In practice, many successful organizations in 2025 take this hybrid route. Generally, an authoritative PWA takes the lead as the canonical product, complemented by thin native shells or wrapped modules where platform-specific functionality is necessary. This minimizes duplication, preserves web-first benefits, and selectively delivers native-grade features—striking a balance between reach and capability.

The business case in 2025 

Two countervailing economic forces tug on organizations in different directions. App-store ecosystems still capture a large and growing share of consumer spending, creating an attractive path for monetization-heavy applications in native development. PWAs drive down acquisition costs and accelerate product iteration, so they present a robust ROI for businesses with growth, retention, and rapid experimentation as top priorities. On the staffing side, smaller teams “win” more frequently with PWAs because fewer engineers can maintain broad reach. Larger enterprises or platforms that rely on subscription revenue or premium features tend to stay in a native-first posture or move to hybrid architectures.
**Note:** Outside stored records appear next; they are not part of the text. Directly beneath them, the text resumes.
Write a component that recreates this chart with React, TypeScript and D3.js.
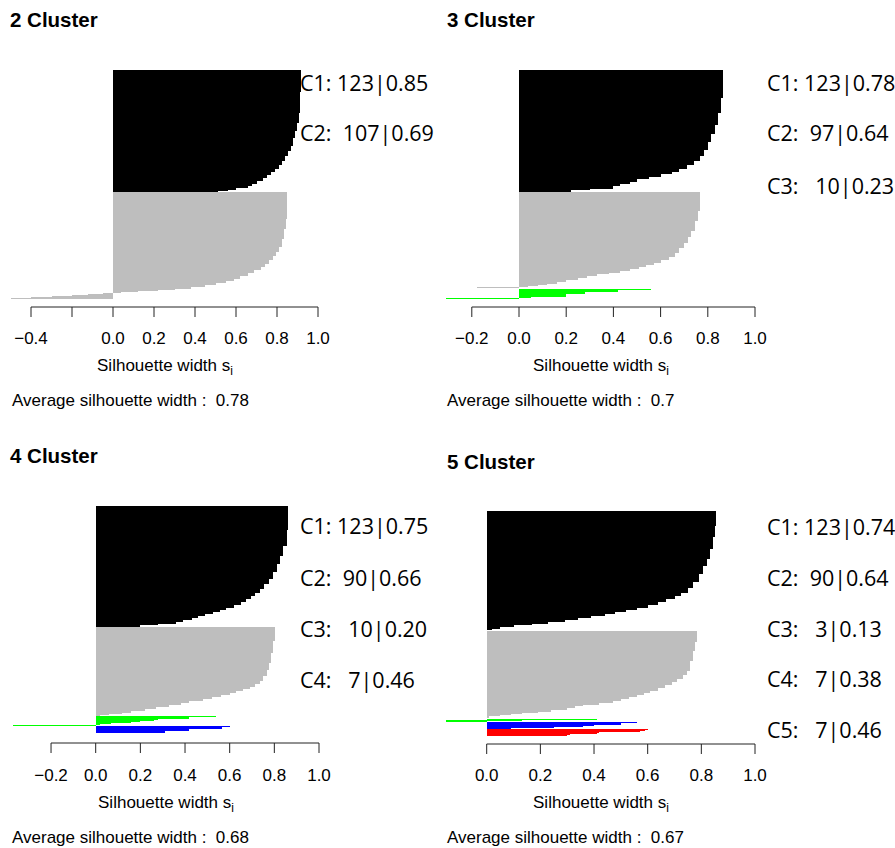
import React from "react";
import * as d3 from "d3";

// Silhouette widths, run-length encoded as [value, count],
// each cluster sorted decreasingly (top to bottom) as in R's plot.silhouette.
type RL = [number, number][];

// ---- 2 clusters ----
const k2_c1: RL = [[0.915, 22], [0.912, 21], [0.905, 10], [0.898, 8], [0.89, 8], [0.88, 8], [0.87, 5], [0.855, 5], [0.84, 5], [0.825, 4], [0.81, 4], [0.79, 3], [0.77, 3], [0.75, 3], [0.73, 3], [0.70, 3], [0.68, 2], [0.66, 2], [0.60, 2], [0.56, 1], [0.51, 1]];
const k2_c2: RL = [[0.847, 27], [0.842, 10], [0.835, 10], [0.825, 8], [0.81, 5], [0.795, 4], [0.78, 4], [0.76, 4], [0.74, 3], [0.72, 3], [0.69, 3], [0.66, 3], [0.62, 3], [0.59, 2], [0.55, 2], [0.50, 2], [0.45, 2], [0.38, 2], [0.30, 1], [0.22, 1], [0.12, 1], [0.04, 1], [-0.05, 1], [-0.12, 1], [-0.2, 1], [-0.3, 1], [-0.4, 1], [-0.5, 1]];

// ---- 3 clusters ----
const k3_c1: RL = [[0.865, 28], [0.858, 15], [0.845, 12], [0.83, 10], [0.815, 8], [0.80, 8], [0.785, 6], [0.765, 5], [0.74, 4], [0.71, 4], [0.68, 3], [0.65, 2], [0.60, 3], [0.55, 2], [0.50, 3], [0.47, 2], [0.43, 2], [0.40, 3], [0.30, 1], [0.22, 2]];
const k3_c2: RL = [[0.768, 19], [0.76, 10], [0.745, 10], [0.73, 6], [0.715, 6], [0.70, 5], [0.68, 5], [0.66, 4], [0.635, 3], [0.60, 3], [0.57, 2], [0.54, 2], [0.51, 2], [0.47, 2], [0.43, 2], [0.38, 2], [0.33, 2], [0.29, 2], [0.25, 2], [0.20, 2], [0.16, 2], [0.12, 1], [0.08, 1], [0.04, 1], [-0.18, 1]];
const k3_c3: RL = [[0.56, 1], [0.42, 2], [0.28, 2], [0.20, 3], [0.05, 1], [-0.31, 1]];

// ---- 4 clusters ----
const k4_c1: RL = [[0.862, 25], [0.855, 16], [0.84, 10], [0.826, 8], [0.81, 8], [0.795, 8], [0.775, 5], [0.755, 5], [0.735, 4], [0.715, 3], [0.695, 3], [0.675, 3], [0.65, 3], [0.62, 3], [0.585, 2], [0.555, 2], [0.525, 2], [0.49, 2], [0.46, 2], [0.43, 2], [0.39, 2], [0.36, 2], [0.28, 1], [0.20, 2]];
const k4_c2: RL = [[0.805, 14], [0.795, 12], [0.785, 10], [0.775, 8], [0.765, 6], [0.75, 5], [0.735, 3], [0.715, 3], [0.69, 2], [0.66, 2], [0.63, 2], [0.60, 2], [0.56, 2], [0.52, 2], [0.48, 2], [0.42, 2], [0.38, 2], [0.33, 2], [0.27, 2], [0.22, 2], [0.16, 2], [0.12, 1], [0.06, 1], [0.02, 1]];
const k4_c3: RL = [[0.54, 1], [0.42, 2], [0.28, 1], [0.26, 1], [0.20, 1], [0.16, 1], [0.07, 1], [0.02, 1], [-0.37, 1]];
const k4_c4: RL = [[0.60, 1], [0.565, 2], [0.42, 2], [0.31, 2]];

// ---- 5 clusters ----
const k5_c1: RL = [[0.856, 15], [0.85, 12], [0.842, 12], [0.832, 10], [0.82, 8], [0.805, 8], [0.79, 8], [0.77, 6], [0.75, 5], [0.725, 4], [0.70, 3], [0.67, 3], [0.64, 3], [0.60, 3], [0.56, 2], [0.52, 2], [0.48, 2], [0.44, 2], [0.39, 2], [0.34, 2], [0.29, 2], [0.23, 2], [0.17, 2], [0.10, 2], [0.05, 2], [0.02, 1]];
const k5_c2: RL = [[0.785, 12], [0.778, 9], [0.77, 10], [0.758, 10], [0.745, 5], [0.73, 4], [0.71, 3], [0.69, 3], [0.665, 3], [0.64, 3], [0.61, 2], [0.585, 2], [0.56, 2], [0.53, 2], [0.50, 2], [0.47, 2], [0.42, 2], [0.36, 2], [0.33, 2], [0.30, 2], [0.24, 2], [0.19, 1], [0.13, 1], [0.09, 1], [0.05, 1], [0.01, 2]];
const k5_c3: RL = [[0.41, 1], [0.13, 1], [-0.15, 1]];
const k5_c4: RL = [[0.56, 1], [0.50, 2], [0.40, 1], [0.36, 1], [0.25, 1], [0.09, 1]];
const k5_c5: RL = [[0.60, 1], [0.59, 1], [0.57, 1], [0.42, 1], [0.41, 1], [0.31, 1], [0.30, 1]];

const clusterColors = ["#000000", "#BEBEBE", "#00FF00", "#0000FF", "#FF0000"];

const panelTitles = ["2 Cluster", "3 Cluster", "4 Cluster", "5 Cluster"];
const panelAverages = ["0.78", "0.7", "0.68", "0.67"];
const panelTicks = [
  [-0.4, -0.2, 0, 0.2, 0.4, 0.6, 0.8, 1.0],
  [-0.2, 0, 0.2, 0.4, 0.6, 0.8, 1.0],
  [-0.2, 0, 0.2, 0.4, 0.6, 0.8, 1.0],
  [0, 0.2, 0.4, 0.6, 0.8, 1.0],
];
const hiddenTickLabels = [[-0.2], [], [], []];
const labels2 = ["C1: 123|0.85", "C2:  107|0.69"];
const labels3 = ["C1: 123|0.78", "C2:  97|0.64", "C3:   10|0.23"];
const labels4 = ["C1: 123|0.75", "C2:  90|0.66", "C3:   10|0.20", "C4:   7|0.46"];
const labels5 = ["C1: 123|0.74", "C2:  90|0.64", "C3:   3|0.13", "C4:   7|0.38", "C5:   7|0.46"];

const panelClusters: RL[][] = [
  [k2_c1, k2_c2],
  [k3_c1, k3_c2, k3_c3],
  [k4_c1, k4_c2, k4_c3, k4_c4],
  [k5_c1, k5_c2, k5_c3, k5_c4, k5_c5],
];
const panelLabels = [labels2, labels3, labels4, labels5];

// ---- layout (pixels) ----
const layout = [
  { x0: 113, x1: 318, yTop: 70, yBot: 298.5, axisY: 307, tickLabY: 344, xlabX: 165, xlabY: 371, avgX: 12, avgY: 406, titleX: 10, titleY: 27, labX: 300, labY: [90.5, 140.5] },
  { x0: 519, x1: 755, yTop: 70, yBot: 298.7, axisY: 307, tickLabY: 344, xlabX: 601, xlabY: 371, avgX: 447, avgY: 406, titleX: 447, titleY: 27, labX: 767, labY: [90.5, 140.5, 193.5] },
  { x0: 95.7, x1: 319, yTop: 505.7, yBot: 733.3, axisY: 743, tickLabY: 781, xlabX: 166, xlabY: 808, avgX: 12, avgY: 842.5, titleX: 10, titleY: 463, labX: 300, labY: [533.5, 585.5, 636.5, 687.5] },
  { x0: 486.7, x1: 755, yTop: 511, yBot: 736, axisY: 744, tickLabY: 781, xlabX: 601, xlabY: 808, avgX: 447, avgY: 843, titleX: 447, titleY: 469, labX: 767, labY: [534.5, 585.5, 636.5, 686.5, 737.5] },
];

const expand = (rl: RL) => rl.flatMap(([v, n]) => Array(n).fill(v) as number[]);
const fmt = d3.format(".1f");
const RFONT = "'Liberation Sans', Arial, Helvetica, sans-serif";
const LFONT = "'Open Sans', 'Noto Sans', sans-serif";

function Panel({ idx }: { idx: number }) {
  const L = layout[idx];
  const clusters = panelClusters[idx].map(expand);
  const total = clusters.reduce((s, c) => s + c.length, 0) + 0.5 * (clusters.length - 1);
  const xs = d3.scaleLinear().domain([0, 1]).range([L.x0, L.x1]);
  const ys = d3.scaleLinear().domain([0, total]).range([L.yTop, L.yBot]);
  const bars: React.ReactNode[] = [];
  let u = 0;
  clusters.forEach((vals, ci) => {
    vals.forEach((v, i) => {
      const xa = xs(Math.min(0, v));
      const xb = xs(Math.max(0, v));
      bars.push(
        <rect key={`${ci}-${i}`} x={xa} y={ys(u)} width={Math.max(0, xb - xa)} height={ys(u + 1) - ys(u) + 0.05} fill={clusterColors[ci]} />
      );
      u += 1;
    });
    u += 0.5;
  });
  const ticks = panelTicks[idx];
  return (
    <g>
      <text x={L.titleX} y={L.titleY} fontFamily={RFONT} fontWeight="bold" fontSize={20.5} fill="#000">{panelTitles[idx]}</text>
      <g shapeRendering="crispEdges">{bars}</g>
      <g stroke="#222" strokeWidth={1} fill="none">
        <line x1={xs(ticks[0])} x2={xs(ticks[ticks.length - 1])} y1={L.axisY} y2={L.axisY} />
        {ticks.map((t) => (
          <line key={t} x1={xs(t)} x2={xs(t)} y1={L.axisY} y2={L.axisY + 10} />
        ))}
      </g>
      {ticks.filter((t) => !hiddenTickLabels[idx].includes(t)).map((t) => (
        <text key={t} x={xs(t)} y={L.tickLabY} textAnchor="middle" fontFamily={RFONT} fontSize={17} fill="#000">{fmt(t)}</text>
      ))}
      <text x={L.xlabX} y={L.xlabY} textAnchor="middle" fontFamily={RFONT} fontSize={17} fill="#000">
        Silhouette width s<tspan fontSize={12} dy={4}>i</tspan>
      </text>
      <text x={L.avgX} y={L.avgY} fontFamily={RFONT} fontSize={17} fill="#000" style={{ whiteSpace: "pre" }}>
        {`Average silhouette width :  ${panelAverages[idx]}`}
      </text>
      {panelLabels[idx].map((s, i) => (
        <text key={s} x={L.labX} y={L.labY[i]} fontFamily={LFONT} fontSize={21.5} fill="#000" style={{ whiteSpace: "pre" }}>{s}</text>
      ))}
    </g>
  );
}

export default function App() {
  return (
    <svg width={895} height={848} viewBox="0 0 895 848" style={{ position: "absolute", left: 0, top: 0, background: "#fff" }}>
      <rect x={0} y={0} width={895} height={848} fill="#fff" />
      {[0, 1, 2, 3].map((i) => (
        <Panel key={i} idx={i} />
      ))}
    </svg>
  );
}
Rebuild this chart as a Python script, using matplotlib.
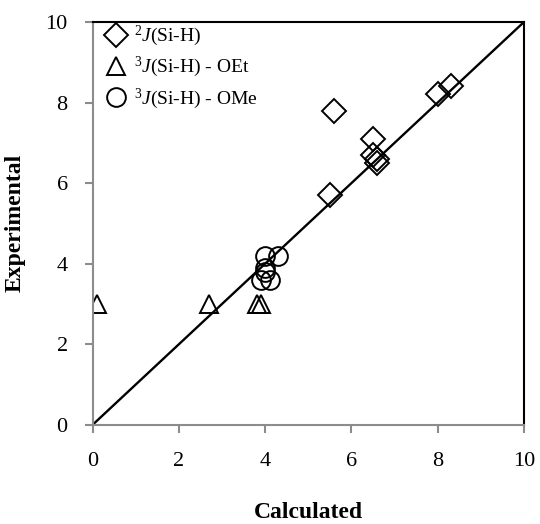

Choose best Android Mobile apps
Android Mobile apps | Image credit: Azamat E/Unsplash

No single winner – but clear trade-offs 

Native apps continue to hold the advantage for maximum device access, predictable monetization through stores, and the highest performance use-cases. PWAs have matured into a strategic option, winning on cost, reach, and speed-to-market—particularly where Chrome/Android and Windows tooling provide strong platform support.

Apple’s cautious stance on web parity keeps a residual edge for native on iOS, but regulatory and vendor changes are steadily blurring the line. For most organizations, the pragmatic answer is to pick the approach aligned with product goals and user needs, and to embrace hybrid patterns where they make sense. PWAs are no longer an academic experiment; they are a fundamental strategy. Native is not obsolete; it remains essential when the product truly requires it. Combining both where appropriate is the most practical way to “win” in 2025.